- _SOURCE DATA_
-------
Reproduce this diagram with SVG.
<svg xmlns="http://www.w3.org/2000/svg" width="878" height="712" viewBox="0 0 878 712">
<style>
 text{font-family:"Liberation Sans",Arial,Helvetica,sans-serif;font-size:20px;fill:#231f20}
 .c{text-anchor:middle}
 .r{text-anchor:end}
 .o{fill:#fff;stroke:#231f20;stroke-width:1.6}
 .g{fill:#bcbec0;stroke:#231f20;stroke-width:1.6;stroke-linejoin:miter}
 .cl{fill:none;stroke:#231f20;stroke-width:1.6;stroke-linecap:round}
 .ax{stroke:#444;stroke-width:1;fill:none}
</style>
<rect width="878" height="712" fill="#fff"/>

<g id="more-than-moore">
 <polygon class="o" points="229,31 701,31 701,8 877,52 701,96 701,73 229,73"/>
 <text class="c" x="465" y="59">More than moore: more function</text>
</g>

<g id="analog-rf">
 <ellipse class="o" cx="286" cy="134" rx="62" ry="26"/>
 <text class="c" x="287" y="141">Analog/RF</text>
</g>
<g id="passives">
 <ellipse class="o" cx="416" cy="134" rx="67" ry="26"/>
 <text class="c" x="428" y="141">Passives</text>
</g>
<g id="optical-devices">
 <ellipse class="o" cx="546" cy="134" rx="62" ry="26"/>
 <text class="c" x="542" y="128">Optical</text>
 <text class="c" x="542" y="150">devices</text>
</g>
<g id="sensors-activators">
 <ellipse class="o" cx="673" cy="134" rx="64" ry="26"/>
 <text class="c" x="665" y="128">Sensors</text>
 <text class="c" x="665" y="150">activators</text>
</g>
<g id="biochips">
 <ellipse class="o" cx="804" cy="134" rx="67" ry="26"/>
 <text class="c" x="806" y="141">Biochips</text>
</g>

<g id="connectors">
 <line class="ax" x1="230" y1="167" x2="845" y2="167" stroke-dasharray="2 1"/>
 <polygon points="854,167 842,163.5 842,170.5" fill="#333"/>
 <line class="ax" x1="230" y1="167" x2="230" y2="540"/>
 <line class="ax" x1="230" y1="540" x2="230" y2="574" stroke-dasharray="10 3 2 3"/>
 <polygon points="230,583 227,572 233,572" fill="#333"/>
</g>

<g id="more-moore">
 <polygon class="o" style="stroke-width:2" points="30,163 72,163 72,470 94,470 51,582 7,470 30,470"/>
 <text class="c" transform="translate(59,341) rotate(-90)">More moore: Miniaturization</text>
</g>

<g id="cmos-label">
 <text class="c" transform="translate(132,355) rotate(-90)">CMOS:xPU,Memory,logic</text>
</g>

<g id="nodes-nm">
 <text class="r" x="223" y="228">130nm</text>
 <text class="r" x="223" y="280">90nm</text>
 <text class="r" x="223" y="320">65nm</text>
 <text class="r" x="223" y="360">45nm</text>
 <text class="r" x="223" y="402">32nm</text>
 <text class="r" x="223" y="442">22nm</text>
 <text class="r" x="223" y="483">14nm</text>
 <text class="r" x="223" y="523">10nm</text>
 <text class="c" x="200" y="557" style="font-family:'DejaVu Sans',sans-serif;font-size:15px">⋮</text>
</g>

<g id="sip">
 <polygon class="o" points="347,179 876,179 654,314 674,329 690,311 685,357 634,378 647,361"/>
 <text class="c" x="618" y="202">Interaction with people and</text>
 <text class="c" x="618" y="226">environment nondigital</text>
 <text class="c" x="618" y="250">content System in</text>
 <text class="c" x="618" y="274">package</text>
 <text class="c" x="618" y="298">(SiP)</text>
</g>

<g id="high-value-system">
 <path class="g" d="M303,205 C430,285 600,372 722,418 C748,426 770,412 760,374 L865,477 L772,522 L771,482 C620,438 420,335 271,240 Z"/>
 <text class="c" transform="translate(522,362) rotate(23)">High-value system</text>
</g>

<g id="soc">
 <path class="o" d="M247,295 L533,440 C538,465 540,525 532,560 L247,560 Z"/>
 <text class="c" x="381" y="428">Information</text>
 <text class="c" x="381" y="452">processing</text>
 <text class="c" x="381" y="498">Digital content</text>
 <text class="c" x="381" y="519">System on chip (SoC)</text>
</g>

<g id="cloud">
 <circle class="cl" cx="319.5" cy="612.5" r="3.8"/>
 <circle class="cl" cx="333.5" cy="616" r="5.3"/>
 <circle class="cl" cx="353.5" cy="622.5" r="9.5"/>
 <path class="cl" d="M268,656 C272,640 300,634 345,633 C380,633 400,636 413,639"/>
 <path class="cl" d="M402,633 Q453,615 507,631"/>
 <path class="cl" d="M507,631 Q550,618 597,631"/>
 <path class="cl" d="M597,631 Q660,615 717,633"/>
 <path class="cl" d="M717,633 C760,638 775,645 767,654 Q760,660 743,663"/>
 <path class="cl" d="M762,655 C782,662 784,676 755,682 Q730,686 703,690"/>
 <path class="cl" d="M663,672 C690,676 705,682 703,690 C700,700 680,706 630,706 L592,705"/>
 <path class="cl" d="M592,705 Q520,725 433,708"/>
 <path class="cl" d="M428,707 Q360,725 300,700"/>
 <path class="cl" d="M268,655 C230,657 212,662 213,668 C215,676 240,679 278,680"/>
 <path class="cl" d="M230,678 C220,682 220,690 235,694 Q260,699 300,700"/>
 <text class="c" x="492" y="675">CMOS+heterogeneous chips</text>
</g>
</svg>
-------
Scan the material line by line and report each one that contains "with".

- _RESPONSE TO THE EXERCISE_
Reproduce this diagram with SVG.
 <text class="c" x="618" y="202">Interaction with people and</text>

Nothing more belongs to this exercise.